Hannibal had a backup plan. It wasn't a good one. It wasn't solid. It consisted mainly of leaving after a set time, and hoping Face would make the preset rendezvous point.
Against Murdock's outrage, he gave the order to leave.
Face had his time. He said forty-five minutes, an hour tops, and he'd be out her door and back with them.
Four hours had passed.
The three men—one brooding and dangerously close to a breakdown brought on by the thought that his best friend was now in shackles—sat in uncomfortable silence in a no-name hotel.
Waiting.
Waiting for what, none of them could really say.
Murdock had given up his arguments and threats that they should go back, they should go and see what happened. He'd looked mutinous. Hannibal wisely sat between the pilot and the door, because sometimes physicality was more effective than reasoning.

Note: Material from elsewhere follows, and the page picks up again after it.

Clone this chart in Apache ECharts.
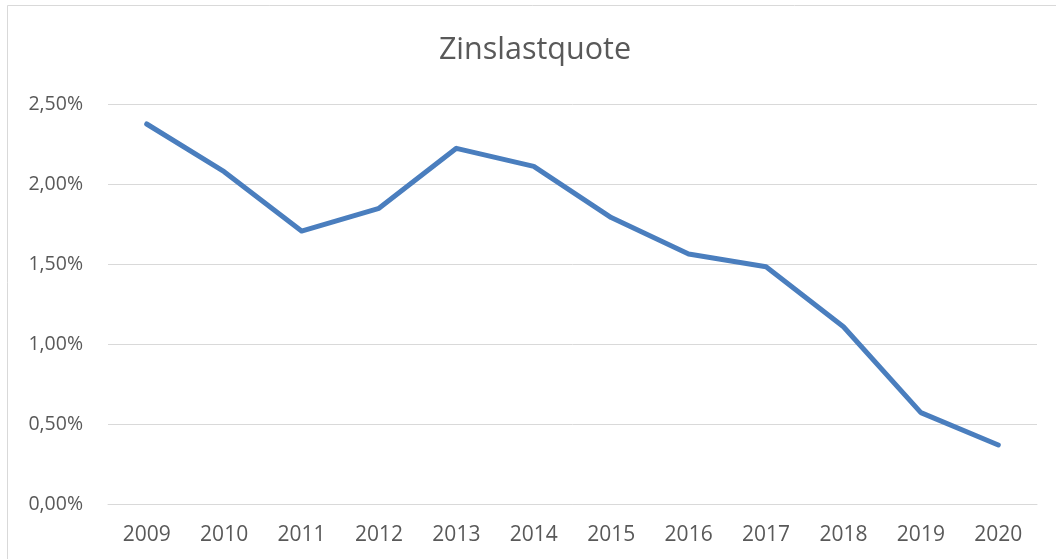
<!DOCTYPE html>
<html>
<head>
<meta charset="utf-8">
<script src="https://cdn.jsdelivr.net/npm/echarts@6/dist/echarts.min.js"></script>
<style>
html,body{margin:0;padding:0;background:#fff;}
#c{width:1056px;height:559px;}
</style>
</head>
<body>
<div id="c"></div>
<script>
const title = 'Zinslastquote';
const years = ['2009','2010','2011','2012','2013','2014','2015','2016','2017','2018','2019','2020'];
const zinslastquote = [2.375, 2.077, 1.706, 1.848, 2.223, 2.11, 1.79, 1.562, 1.483, 1.108, 0.571, 0.369];
const yMin = 0, yMax = 2.5, yStep = 0.5;

const chart = echarts.init(document.getElementById('c'), null, {renderer: 'canvas'});
const font = '"Open Sans", sans-serif';
chart.setOption({
  animation: false,
  backgroundColor: '#ffffff',
  title: {
    text: title,
    left: 535,
    textAlign: 'center',
    top: 35,
    padding: 0,
    textStyle: {fontFamily: font, fontSize: 30.5, fontWeight: 'normal', color: '#595959'}
  },
  graphic: [{
    type: 'rect',
    shape: {x: 7.5, y: 5.5, width: 1100, height: 600},
    style: {fill: 'none', stroke: '#d9d9d9', lineWidth: 1},
    silent: true
  }],
  grid: {left: 108, right: 19, top: 104, bottom: 55, containLabel: false},
  xAxis: {
    type: 'category',
    data: years,
    boundaryGap: true,
    axisLine: {show: true, lineStyle: {color: '#d9d9d9', width: 1}},
    axisTick: {show: false},
    axisLabel: {margin: 21, fontFamily: font, fontSize: 21, color: '#595959'}
  },
  yAxis: {
    type: 'value',
    min: yMin, max: yMax, interval: yStep,
    axisLine: {show: false},
    axisTick: {show: false},
    splitLine: {show: true, lineStyle: {color: '#d9d9d9', width: 1}},
    axisLabel: {
      margin: 25, fontFamily: font, fontSize: 19.5, color: '#595959',
      formatter: v => v.toFixed(2).replace('.', ',') + '%'
    }
  },
  series: [{
    type: 'line',
    data: zinslastquote,
    symbol: 'none',
    lineStyle: {color: '#4a7ebe', width: 5, cap: 'round', join: 'round'}
  }]
});
</script>
</body>
</html>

B.A. had ignored most of their dispute. He positioned himself by the window to look down over the street entrance.
"Hey, shut up," he ordered, even though Murdock was most decidedly not talking. "Face's comin' back."
Murdock was up and at the window like he'd been spring loaded.
"What's wrong with him?"
B.A. looked down on the man handing money though the open window of a taxi.
"What are you talkin' about, fool? Nothin' wrong with him, besides being three hours late!"
"No . . . there's something wrong . . ."
The brief second of jubilation that shot through Murdock was gone. Something was wrong, something was wrong, something was—
Murdock was right.
Faceman rejoined them in their innocuous, anonymous room. What Murdock could see from four stories up the other two couldn't help but be slapped with now.
The conman looked shattered and smaller. His complexion was blotchy; ashen between the spots where capillaries hadn't broken from obvious sobbing.
At the sight of him, Murdock pulled up short in shock.
"What happened?" he demanded. The pilot checked himself and turned the hug he'd intended into a shoulder grab. "Facey, what the hell?"
Face could barely lift his head. His eyes were bloodshot and his lips cracked. He looked lost and wretched. The horror on Murdock's face slowly seeped into Hannibal and B.A.'s. Face tried several times before he was finally able to force words out of the dry wasteland of his insides.
"Charissa . . . she . . . she told m-me . . ."
The other three waited patiently, with a mounting sense of dread.
Face took a shaky breath. "She told me . . . she had a b-b-baby. M-my baby. Years ago."
He broke into fresh, wracking sobs.
In the stunned silence, Murdock was barely able to bring move his arms to comfort Face with a hug.